→ Task instructions
Give the data below again exactly as it stands. Omit the pictures.

→ Material
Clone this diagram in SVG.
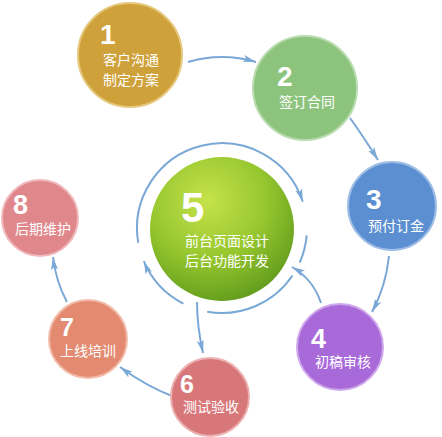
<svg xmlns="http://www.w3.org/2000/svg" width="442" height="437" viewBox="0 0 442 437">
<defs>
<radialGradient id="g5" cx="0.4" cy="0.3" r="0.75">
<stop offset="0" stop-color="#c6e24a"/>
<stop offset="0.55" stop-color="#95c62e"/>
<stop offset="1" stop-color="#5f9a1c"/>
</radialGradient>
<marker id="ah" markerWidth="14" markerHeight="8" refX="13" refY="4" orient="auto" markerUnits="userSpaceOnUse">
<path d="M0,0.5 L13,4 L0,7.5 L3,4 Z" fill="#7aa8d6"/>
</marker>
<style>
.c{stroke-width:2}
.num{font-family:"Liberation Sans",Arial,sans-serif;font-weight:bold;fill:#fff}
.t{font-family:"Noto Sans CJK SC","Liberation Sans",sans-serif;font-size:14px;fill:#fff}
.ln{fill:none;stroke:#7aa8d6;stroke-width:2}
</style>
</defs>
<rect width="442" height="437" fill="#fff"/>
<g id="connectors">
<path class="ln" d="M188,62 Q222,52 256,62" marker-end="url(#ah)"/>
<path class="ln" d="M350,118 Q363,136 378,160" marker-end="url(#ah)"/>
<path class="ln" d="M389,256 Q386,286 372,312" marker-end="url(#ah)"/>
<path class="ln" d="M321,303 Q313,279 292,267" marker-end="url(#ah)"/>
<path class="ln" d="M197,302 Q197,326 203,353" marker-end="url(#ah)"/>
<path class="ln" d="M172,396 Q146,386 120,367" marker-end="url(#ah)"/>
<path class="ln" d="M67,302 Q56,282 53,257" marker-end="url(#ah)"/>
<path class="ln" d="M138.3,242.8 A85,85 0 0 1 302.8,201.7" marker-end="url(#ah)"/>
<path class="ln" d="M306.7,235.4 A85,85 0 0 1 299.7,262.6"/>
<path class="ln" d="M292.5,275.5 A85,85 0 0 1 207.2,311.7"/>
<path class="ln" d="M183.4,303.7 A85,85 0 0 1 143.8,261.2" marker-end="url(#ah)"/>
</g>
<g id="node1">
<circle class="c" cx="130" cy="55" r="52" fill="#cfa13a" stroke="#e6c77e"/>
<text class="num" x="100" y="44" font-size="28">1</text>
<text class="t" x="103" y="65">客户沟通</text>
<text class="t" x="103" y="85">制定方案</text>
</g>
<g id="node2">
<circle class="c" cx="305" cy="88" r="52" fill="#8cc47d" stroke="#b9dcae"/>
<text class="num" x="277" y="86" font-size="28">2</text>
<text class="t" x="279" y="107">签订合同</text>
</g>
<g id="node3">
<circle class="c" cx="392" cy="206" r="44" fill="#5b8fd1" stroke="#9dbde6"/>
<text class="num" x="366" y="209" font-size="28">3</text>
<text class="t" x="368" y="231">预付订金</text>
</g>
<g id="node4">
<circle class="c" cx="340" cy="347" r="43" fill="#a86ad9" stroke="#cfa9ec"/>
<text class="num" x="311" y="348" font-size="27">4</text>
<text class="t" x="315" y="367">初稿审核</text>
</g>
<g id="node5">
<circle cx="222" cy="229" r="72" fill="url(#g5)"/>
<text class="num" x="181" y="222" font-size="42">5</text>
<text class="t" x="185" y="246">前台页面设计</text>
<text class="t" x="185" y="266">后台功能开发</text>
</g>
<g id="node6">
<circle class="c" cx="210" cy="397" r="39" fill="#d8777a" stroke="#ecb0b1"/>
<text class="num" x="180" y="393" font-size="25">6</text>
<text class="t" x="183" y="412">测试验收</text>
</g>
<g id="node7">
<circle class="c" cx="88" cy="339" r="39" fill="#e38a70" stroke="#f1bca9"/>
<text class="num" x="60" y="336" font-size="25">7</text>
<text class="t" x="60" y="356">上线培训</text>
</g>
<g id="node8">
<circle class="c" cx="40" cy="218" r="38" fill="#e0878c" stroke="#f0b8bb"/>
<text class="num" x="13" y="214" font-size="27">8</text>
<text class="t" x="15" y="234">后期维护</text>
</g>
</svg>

→ Correct response
Clone this diagram in SVG.
<svg xmlns="http://www.w3.org/2000/svg" width="442" height="437" viewBox="0 0 442 437">
<defs>
<radialGradient id="g5" cx="0.4" cy="0.3" r="0.75">
<stop offset="0" stop-color="#c6e24a"/>
<stop offset="0.55" stop-color="#95c62e"/>
<stop offset="1" stop-color="#5f9a1c"/>
</radialGradient>
<marker id="ah" markerWidth="14" markerHeight="8" refX="13" refY="4" orient="auto" markerUnits="userSpaceOnUse">
<path d="M0,0.5 L13,4 L0,7.5 L3,4 Z" fill="#7aa8d6"/>
</marker>
<style>
.c{stroke-width:2}
.num{font-family:"Liberation Sans",Arial,sans-serif;font-weight:bold;fill:#fff}
.t{font-family:"Noto Sans CJK SC","Liberation Sans",sans-serif;font-size:14px;fill:#fff}
.ln{fill:none;stroke:#7aa8d6;stroke-width:2}
</style>
</defs>
<rect width="442" height="437" fill="#fff"/>
<g id="connectors">
<path class="ln" d="M188,62 Q222,52 256,62" marker-end="url(#ah)"/>
<path class="ln" d="M350,118 Q363,136 378,160" marker-end="url(#ah)"/>
<path class="ln" d="M389,256 Q386,286 372,312" marker-end="url(#ah)"/>
<path class="ln" d="M321,303 Q313,279 292,267" marker-end="url(#ah)"/>
<path class="ln" d="M197,302 Q197,326 203,353" marker-end="url(#ah)"/>
<path class="ln" d="M172,396 Q146,386 120,367" marker-end="url(#ah)"/>
<path class="ln" d="M67,302 Q56,282 53,257" marker-end="url(#ah)"/>
<path class="ln" d="M138.3,242.8 A85,85 0 0 1 302.8,201.7" marker-end="url(#ah)"/>
<path class="ln" d="M306.7,235.4 A85,85 0 0 1 299.7,262.6"/>
<path class="ln" d="M292.5,275.5 A85,85 0 0 1 207.2,311.7"/>
<path class="ln" d="M183.4,303.7 A85,85 0 0 1 143.8,261.2" marker-end="url(#ah)"/>
</g>
<g id="node1">
<circle class="c" cx="130" cy="55" r="52" fill="#cfa13a" stroke="#e6c77e"/>
<text class="num" x="100" y="44" font-size="28">1</text>
<text class="t" x="103" y="65">客户沟通</text>
<text class="t" x="103" y="85">制定方案</text>
</g>
<g id="node2">
<circle class="c" cx="305" cy="88" r="52" fill="#8cc47d" stroke="#b9dcae"/>
<text class="num" x="277" y="86" font-size="28">2</text>
<text class="t" x="279" y="107">签订合同</text>
</g>
<g id="node3">
<circle class="c" cx="392" cy="206" r="44" fill="#5b8fd1" stroke="#9dbde6"/>
<text class="num" x="366" y="209" font-size="28">3</text>
<text class="t" x="368" y="231">预付订金</text>
</g>
<g id="node4">
<circle class="c" cx="340" cy="347" r="43" fill="#a86ad9" stroke="#cfa9ec"/>
<text class="num" x="311" y="348" font-size="27">4</text>
<text class="t" x="315" y="367">初稿审核</text>
</g>
<g id="node5">
<circle cx="222" cy="229" r="72" fill="url(#g5)"/>
<text class="num" x="181" y="222" font-size="42">5</text>
<text class="t" x="185" y="246">前台页面设计</text>
<text class="t" x="185" y="266">后台功能开发</text>
</g>
<g id="node6">
<circle class="c" cx="210" cy="397" r="39" fill="#d8777a" stroke="#ecb0b1"/>
<text class="num" x="180" y="393" font-size="25">6</text>
<text class="t" x="183" y="412">测试验收</text>
</g>
<g id="node7">
<circle class="c" cx="88" cy="339" r="39" fill="#e38a70" stroke="#f1bca9"/>
<text class="num" x="60" y="336" font-size="25">7</text>
<text class="t" x="60" y="356">上线培训</text>
</g>
<g id="node8">
<circle class="c" cx="40" cy="218" r="38" fill="#e0878c" stroke="#f0b8bb"/>
<text class="num" x="13" y="214" font-size="27">8</text>
<text class="t" x="15" y="234">后期维护</text>
</g>
</svg>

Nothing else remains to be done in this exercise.